For many years I taught quilting classes. I loved beginning quilt classes – and getting other people hooked on this art form as much as I am. I also liked teaching classes for quilts that looked complicated, but breaking them down in step-by-step instructions that students could easily follow. At this point of my life I have stopped teaching and am concentrating more on my work – my voice and art work. While teaching I also did commission work on quilts, everything from making the whole quilt to quilt repair. Now I find it difficult to go to my studio and work on others’ quilts when I have so many of my own to finish and want to get to all the design ideas that I have.
What do you like to create when you’re not working on pieces to enter in shows?

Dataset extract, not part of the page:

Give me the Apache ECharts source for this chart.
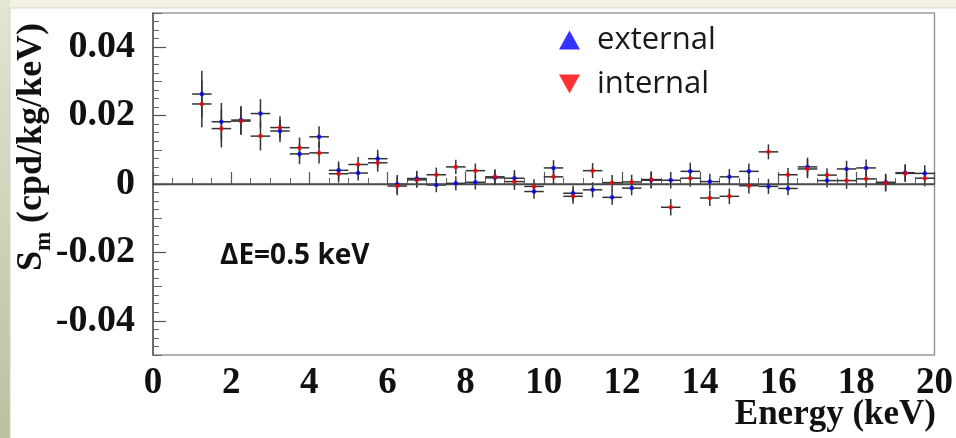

I enjoy finding a picture of a quilt or other design and working out how to make it without a pattern. Right now, I am working on a quilt that I am translating from a needlepoint piece by the artist Mindy. My challenge: fitting it all together.

Best piece of advice?
Advice, advice? Don’t give up. Follow your muse. Keep trying out new try techniques, tools and color combinations. Something I heard many times, both working in quilt shops and as a teacher, was how hard color choices are. The more you work with color the easier it gets or feels. And, as my long-time mentor, Lorraine Torrence always advises: “Make visual decisions visually.” Lay it all out, don’t try to do it in your head.